The startup world is full of people addicted to work. The addiction often carries a heavy toll of lost friendships, broken relationships, bad health, and a dearth of other interests. All that matters is the next high from work. The next deal, the next milestone, the next round of funding.

If you had a similar addiction to cocaine or alcohol, people would call you sick and ask you to get help. But in the startup world, this addiction is praised by many. You’re a hero for putting in all your chips of life for that off chance that you’ll hit a royal flush.

What’s worse is that most of these addicts know intellectually that plowing through 14 hour work days is not actually a very productive way to get ahead. That more time doesn’t mean more valuable work done. Jason Cohen addresses this in Sacrifice your health for your startup. He recognizes that sleep deprivation is not helpful, but still sees it as a badge of honor.
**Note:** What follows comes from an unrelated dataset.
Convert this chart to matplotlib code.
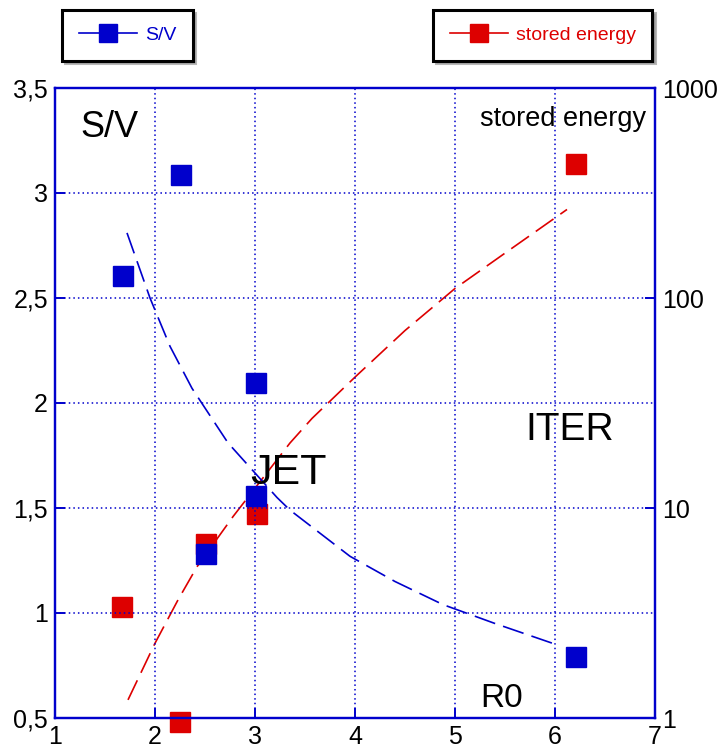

That the extra work is probably not quality product, but somehow still needs to happen.

He talks the talk of reason but walks the walk of an addict. Desperate to find a justification for his ways: You need to be nothing but work because you have to wear many hats. You need to have a single-tracked obsession with work because the nirvana of “financial freedom” is just a few highs away.

Being addicted to your work might be slightly better than a coke habit, but it follows the same pattern of abuse and escapism. And most importantly, it is not a requirement for success. You do not have to become an addict to run a startup. Be passionate, be obsessed, but don’t let it be an excuse for consuming your life.